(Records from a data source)

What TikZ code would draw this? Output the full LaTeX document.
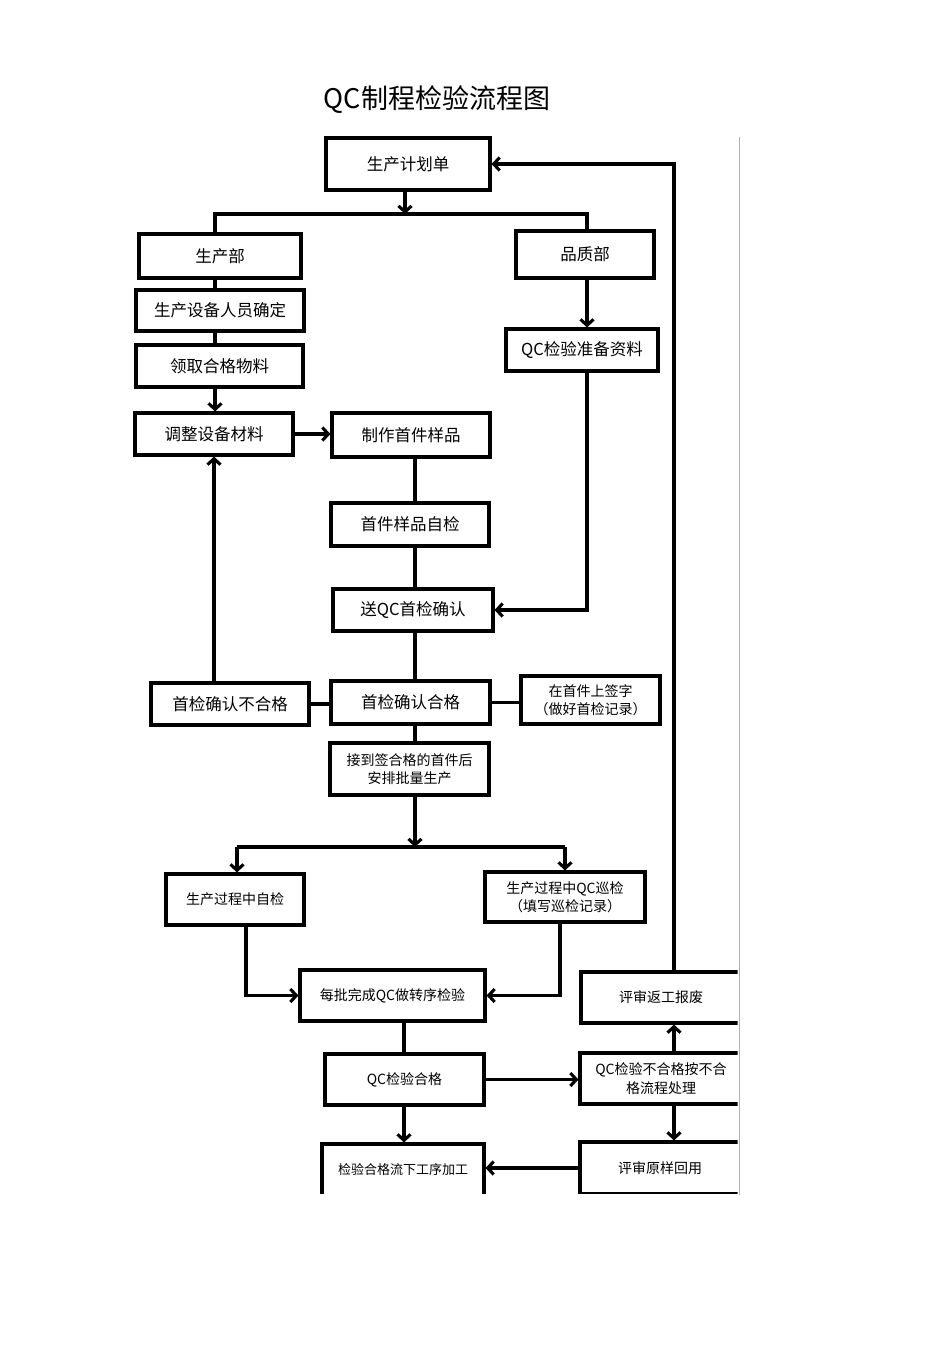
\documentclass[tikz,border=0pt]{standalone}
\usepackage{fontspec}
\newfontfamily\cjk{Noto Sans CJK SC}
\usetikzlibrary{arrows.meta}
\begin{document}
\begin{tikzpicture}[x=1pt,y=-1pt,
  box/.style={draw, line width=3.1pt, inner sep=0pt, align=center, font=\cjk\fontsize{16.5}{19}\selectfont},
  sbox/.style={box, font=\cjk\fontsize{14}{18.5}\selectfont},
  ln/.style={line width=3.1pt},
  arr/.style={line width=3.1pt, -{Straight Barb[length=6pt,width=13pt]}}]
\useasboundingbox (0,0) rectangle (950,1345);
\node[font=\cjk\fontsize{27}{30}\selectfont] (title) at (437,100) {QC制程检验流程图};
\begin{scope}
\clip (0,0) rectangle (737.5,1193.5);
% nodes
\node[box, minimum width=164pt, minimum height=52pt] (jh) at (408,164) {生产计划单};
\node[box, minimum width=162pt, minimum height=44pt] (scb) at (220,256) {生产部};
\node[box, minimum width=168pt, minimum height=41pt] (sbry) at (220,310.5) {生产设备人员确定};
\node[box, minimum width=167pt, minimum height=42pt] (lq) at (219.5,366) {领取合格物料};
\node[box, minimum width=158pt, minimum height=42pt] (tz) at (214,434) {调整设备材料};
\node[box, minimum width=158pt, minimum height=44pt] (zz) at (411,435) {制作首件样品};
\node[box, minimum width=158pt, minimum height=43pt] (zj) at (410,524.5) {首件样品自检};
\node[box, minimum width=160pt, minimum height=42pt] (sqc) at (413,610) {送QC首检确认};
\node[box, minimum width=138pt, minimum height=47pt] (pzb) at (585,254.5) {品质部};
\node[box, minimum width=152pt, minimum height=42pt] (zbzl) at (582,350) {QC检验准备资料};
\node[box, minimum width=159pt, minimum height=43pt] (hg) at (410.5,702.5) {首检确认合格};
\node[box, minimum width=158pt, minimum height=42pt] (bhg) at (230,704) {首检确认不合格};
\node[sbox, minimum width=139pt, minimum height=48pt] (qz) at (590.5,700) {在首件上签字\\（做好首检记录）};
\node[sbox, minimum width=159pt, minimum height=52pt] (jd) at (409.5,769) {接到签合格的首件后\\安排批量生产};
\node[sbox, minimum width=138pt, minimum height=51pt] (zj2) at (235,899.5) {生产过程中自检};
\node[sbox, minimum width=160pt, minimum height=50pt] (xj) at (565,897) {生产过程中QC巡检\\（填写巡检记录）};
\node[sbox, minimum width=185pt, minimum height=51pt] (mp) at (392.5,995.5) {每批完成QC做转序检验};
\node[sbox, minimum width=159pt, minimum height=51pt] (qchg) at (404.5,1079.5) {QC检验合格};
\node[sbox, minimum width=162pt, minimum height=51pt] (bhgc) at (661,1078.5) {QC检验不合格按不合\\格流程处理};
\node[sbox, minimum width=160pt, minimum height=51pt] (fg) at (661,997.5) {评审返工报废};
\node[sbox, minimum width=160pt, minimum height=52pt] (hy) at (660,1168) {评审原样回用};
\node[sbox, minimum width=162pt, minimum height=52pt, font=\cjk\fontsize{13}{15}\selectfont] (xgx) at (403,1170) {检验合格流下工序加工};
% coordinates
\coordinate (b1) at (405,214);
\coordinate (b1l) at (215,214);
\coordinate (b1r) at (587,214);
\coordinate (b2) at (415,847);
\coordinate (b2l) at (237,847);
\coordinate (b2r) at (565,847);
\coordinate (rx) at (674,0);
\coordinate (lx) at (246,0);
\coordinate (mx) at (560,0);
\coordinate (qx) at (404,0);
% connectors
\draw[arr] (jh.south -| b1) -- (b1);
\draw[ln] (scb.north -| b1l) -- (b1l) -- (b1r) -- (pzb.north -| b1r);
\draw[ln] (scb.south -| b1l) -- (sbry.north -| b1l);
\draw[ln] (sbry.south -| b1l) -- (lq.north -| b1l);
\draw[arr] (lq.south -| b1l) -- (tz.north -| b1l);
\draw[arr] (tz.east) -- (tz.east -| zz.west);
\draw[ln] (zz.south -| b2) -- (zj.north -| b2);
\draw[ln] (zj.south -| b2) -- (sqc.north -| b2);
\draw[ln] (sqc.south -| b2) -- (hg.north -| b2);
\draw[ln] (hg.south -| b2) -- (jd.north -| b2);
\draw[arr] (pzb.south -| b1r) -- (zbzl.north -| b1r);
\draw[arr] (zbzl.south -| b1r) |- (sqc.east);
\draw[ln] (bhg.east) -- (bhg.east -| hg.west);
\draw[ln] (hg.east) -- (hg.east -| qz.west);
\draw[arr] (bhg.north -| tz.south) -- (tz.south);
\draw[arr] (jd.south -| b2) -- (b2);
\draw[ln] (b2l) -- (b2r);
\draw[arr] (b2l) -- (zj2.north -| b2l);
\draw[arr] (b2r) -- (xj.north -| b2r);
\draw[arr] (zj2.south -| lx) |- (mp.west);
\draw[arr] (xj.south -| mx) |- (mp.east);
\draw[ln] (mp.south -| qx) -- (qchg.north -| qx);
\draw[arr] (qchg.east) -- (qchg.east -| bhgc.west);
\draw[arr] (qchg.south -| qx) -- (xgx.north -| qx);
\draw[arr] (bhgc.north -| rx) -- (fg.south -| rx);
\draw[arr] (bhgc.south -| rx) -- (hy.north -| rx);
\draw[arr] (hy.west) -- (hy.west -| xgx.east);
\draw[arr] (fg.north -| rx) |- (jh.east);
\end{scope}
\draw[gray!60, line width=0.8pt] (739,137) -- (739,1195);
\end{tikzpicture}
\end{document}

---

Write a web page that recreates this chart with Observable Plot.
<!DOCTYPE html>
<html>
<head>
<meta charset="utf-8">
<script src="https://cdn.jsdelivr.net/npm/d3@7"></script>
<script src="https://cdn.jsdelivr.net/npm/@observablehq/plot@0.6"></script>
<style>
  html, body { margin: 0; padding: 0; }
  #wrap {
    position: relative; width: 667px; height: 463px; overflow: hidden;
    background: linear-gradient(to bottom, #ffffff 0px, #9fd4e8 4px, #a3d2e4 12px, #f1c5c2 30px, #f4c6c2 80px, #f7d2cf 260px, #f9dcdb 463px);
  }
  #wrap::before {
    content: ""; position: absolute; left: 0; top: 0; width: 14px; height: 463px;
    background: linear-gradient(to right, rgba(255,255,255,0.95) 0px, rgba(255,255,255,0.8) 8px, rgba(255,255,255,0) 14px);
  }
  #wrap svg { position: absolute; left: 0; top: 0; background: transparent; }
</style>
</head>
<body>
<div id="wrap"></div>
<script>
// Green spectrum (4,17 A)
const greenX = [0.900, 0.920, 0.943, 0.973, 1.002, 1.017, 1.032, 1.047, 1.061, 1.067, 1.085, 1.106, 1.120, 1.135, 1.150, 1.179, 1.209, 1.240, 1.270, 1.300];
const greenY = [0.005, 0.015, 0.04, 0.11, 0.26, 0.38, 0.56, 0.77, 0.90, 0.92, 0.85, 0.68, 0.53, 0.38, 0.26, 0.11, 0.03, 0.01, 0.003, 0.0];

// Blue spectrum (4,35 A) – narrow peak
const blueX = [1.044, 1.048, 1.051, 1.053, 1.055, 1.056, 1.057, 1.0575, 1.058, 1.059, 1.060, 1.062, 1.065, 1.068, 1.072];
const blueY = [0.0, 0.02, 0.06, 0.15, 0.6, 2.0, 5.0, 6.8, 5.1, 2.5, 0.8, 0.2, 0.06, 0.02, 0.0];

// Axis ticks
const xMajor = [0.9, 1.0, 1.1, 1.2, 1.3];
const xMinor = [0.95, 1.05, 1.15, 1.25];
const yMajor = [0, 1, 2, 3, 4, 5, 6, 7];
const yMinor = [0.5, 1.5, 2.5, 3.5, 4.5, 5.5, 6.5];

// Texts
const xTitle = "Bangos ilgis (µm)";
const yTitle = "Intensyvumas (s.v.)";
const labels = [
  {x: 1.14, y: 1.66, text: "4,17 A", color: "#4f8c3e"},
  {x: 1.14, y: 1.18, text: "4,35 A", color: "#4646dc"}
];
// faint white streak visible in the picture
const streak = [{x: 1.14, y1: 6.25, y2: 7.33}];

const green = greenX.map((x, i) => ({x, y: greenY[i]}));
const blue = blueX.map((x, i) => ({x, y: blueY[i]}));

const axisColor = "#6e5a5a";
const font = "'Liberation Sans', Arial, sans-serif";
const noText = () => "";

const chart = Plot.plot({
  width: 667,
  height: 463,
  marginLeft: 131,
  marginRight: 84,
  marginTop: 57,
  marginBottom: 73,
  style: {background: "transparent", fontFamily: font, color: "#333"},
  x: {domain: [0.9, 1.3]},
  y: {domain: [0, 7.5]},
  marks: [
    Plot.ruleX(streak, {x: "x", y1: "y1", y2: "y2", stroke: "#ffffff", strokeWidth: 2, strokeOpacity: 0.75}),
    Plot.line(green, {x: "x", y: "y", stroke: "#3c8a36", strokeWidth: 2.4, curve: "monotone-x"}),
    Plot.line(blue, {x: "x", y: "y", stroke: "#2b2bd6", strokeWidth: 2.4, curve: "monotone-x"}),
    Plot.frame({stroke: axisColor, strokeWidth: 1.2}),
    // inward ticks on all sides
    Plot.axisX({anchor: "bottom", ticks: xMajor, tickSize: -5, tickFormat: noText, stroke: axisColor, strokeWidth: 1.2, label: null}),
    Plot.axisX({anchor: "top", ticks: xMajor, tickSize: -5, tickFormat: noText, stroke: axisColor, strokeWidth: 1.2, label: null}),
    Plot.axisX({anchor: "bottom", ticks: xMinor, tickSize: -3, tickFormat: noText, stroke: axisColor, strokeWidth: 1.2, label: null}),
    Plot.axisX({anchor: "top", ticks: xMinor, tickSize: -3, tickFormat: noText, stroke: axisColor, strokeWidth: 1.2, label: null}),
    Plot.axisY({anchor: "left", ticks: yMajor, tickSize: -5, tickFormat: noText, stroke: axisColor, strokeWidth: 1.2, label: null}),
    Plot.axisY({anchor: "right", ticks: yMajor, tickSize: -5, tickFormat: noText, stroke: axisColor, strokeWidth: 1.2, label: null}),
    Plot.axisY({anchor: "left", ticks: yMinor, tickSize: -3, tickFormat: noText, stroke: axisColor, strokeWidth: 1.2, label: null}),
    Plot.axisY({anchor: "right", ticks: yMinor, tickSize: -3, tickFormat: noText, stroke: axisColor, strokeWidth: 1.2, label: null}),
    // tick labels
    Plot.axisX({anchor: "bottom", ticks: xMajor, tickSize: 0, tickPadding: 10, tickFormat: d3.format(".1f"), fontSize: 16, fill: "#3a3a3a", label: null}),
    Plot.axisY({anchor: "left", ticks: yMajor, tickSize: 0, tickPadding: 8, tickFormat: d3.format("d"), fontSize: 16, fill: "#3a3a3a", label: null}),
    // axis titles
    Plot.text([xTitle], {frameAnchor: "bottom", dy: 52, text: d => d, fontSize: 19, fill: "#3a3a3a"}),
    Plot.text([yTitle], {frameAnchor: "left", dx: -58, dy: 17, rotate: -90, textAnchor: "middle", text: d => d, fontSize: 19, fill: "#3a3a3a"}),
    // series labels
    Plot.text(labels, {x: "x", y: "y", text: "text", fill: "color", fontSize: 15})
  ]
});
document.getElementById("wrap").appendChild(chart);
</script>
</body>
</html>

--

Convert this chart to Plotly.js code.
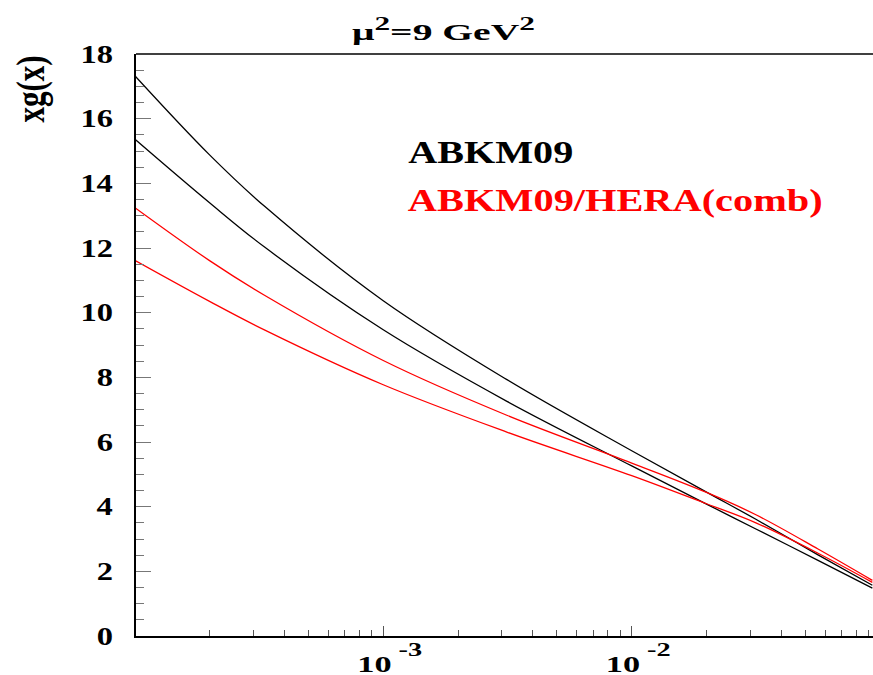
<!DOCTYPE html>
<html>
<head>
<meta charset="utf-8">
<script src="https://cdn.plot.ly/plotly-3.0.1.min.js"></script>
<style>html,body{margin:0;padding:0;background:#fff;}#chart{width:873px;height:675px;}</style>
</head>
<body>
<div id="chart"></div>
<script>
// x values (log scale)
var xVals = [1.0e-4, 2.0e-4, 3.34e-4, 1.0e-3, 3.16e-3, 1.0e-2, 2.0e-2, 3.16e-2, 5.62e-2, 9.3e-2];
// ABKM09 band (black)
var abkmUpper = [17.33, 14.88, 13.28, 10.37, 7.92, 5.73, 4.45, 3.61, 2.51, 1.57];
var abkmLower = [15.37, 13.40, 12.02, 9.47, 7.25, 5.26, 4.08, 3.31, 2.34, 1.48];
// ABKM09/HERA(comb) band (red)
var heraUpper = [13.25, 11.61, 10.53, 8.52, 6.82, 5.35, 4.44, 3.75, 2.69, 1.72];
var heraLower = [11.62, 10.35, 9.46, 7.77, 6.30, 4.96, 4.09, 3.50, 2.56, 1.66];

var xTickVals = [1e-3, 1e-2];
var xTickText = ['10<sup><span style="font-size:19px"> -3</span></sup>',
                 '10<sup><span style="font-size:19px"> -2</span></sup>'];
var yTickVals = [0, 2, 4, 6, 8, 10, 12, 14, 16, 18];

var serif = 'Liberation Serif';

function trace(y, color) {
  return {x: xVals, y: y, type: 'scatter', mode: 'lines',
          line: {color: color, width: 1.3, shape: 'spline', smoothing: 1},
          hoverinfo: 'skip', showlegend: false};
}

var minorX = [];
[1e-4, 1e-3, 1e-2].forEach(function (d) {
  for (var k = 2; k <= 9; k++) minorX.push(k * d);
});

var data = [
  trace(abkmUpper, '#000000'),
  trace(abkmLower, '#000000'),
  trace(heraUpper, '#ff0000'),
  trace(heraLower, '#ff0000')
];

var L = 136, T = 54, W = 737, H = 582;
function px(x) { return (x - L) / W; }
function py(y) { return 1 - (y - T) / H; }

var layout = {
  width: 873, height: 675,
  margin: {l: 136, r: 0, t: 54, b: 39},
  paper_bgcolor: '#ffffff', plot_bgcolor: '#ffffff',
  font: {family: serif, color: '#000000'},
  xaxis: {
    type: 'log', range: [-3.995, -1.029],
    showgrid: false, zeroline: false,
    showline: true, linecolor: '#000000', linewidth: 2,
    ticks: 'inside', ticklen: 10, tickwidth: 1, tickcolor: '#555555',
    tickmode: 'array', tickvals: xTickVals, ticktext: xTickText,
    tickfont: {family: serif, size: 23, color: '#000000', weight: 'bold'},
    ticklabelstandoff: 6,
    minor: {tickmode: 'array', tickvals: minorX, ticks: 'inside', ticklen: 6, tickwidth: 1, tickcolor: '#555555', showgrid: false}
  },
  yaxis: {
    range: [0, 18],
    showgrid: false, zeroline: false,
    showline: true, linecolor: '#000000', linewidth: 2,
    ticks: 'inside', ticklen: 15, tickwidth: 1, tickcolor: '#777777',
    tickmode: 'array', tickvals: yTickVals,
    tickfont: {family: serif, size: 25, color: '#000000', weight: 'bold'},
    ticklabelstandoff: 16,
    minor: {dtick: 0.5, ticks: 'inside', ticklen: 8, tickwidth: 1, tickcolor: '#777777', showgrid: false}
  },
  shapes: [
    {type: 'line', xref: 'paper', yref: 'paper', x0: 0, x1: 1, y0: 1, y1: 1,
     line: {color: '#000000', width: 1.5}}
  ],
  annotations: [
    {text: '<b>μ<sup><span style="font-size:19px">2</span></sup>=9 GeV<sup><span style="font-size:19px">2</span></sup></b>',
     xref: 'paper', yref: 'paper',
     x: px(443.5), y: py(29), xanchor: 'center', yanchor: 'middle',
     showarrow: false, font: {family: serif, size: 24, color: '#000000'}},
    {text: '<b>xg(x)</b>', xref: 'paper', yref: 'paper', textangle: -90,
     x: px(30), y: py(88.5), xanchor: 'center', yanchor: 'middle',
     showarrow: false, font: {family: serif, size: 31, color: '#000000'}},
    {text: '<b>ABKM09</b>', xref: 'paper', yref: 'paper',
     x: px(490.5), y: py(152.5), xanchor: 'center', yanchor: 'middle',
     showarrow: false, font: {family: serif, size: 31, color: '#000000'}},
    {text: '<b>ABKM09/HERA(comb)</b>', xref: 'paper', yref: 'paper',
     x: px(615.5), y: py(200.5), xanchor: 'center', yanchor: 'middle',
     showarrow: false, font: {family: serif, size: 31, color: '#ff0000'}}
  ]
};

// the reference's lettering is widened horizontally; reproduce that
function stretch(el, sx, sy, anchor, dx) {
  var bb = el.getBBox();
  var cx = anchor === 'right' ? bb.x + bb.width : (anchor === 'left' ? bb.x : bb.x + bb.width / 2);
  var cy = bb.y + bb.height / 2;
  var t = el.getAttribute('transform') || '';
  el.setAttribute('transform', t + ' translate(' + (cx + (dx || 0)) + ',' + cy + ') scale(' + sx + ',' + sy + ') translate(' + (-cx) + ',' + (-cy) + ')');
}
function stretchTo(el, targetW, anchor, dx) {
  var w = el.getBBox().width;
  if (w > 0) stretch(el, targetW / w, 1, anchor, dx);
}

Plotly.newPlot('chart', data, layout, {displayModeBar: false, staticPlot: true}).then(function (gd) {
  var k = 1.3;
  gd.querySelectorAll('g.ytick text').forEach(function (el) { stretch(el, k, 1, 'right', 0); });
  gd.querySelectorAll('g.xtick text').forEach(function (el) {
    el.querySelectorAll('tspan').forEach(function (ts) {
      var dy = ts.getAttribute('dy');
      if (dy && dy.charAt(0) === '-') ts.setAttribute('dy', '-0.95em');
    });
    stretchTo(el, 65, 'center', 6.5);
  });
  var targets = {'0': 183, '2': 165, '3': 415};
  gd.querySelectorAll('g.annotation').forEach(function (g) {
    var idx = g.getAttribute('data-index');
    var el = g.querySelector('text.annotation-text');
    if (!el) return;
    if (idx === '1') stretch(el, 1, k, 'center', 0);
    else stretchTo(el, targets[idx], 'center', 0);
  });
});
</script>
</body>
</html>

WHAT THIS TASK INVOLVES> Above are the records. Copy word for word only their lines from the one holding "Convert this chart to Plotly.js code." through the one holding "return 1 - (y", both included, and skip the images.

ANSWER FOR THIS EXERCISE>
Convert this chart to Plotly.js code.
<!DOCTYPE html>
<html>
<head>
<meta charset="utf-8">
<script src="https://cdn.plot.ly/plotly-3.0.1.min.js"></script>
<style>html,body{margin:0;padding:0;background:#fff;}#chart{width:873px;height:675px;}</style>
</head>
<body>
<div id="chart"></div>
<script>
// x values (log scale)
var xVals = [1.0e-4, 2.0e-4, 3.34e-4, 1.0e-3, 3.16e-3, 1.0e-2, 2.0e-2, 3.16e-2, 5.62e-2, 9.3e-2];
// ABKM09 band (black)
var abkmUpper = [17.33, 14.88, 13.28, 10.37, 7.92, 5.73, 4.45, 3.61, 2.51, 1.57];
var abkmLower = [15.37, 13.40, 12.02, 9.47, 7.25, 5.26, 4.08, 3.31, 2.34, 1.48];
// ABKM09/HERA(comb) band (red)
var heraUpper = [13.25, 11.61, 10.53, 8.52, 6.82, 5.35, 4.44, 3.75, 2.69, 1.72];
var heraLower = [11.62, 10.35, 9.46, 7.77, 6.30, 4.96, 4.09, 3.50, 2.56, 1.66];

var xTickVals = [1e-3, 1e-2];
var xTickText = ['10<sup><span style="font-size:19px"> -3</span></sup>',
                 '10<sup><span style="font-size:19px"> -2</span></sup>'];
var yTickVals = [0, 2, 4, 6, 8, 10, 12, 14, 16, 18];

var serif = 'Liberation Serif';

function trace(y, color) {
  return {x: xVals, y: y, type: 'scatter', mode: 'lines',
          line: {color: color, width: 1.3, shape: 'spline', smoothing: 1},
          hoverinfo: 'skip', showlegend: false};
}

var minorX = [];
[1e-4, 1e-3, 1e-2].forEach(function (d) {
  for (var k = 2; k <= 9; k++) minorX.push(k * d);
});

var data = [
  trace(abkmUpper, '#000000'),
  trace(abkmLower, '#000000'),
  trace(heraUpper, '#ff0000'),
  trace(heraLower, '#ff0000')
];

var L = 136, T = 54, W = 737, H = 582;
function px(x) { return (x - L) / W; }
function py(y) { return 1 - (y - T) / H; }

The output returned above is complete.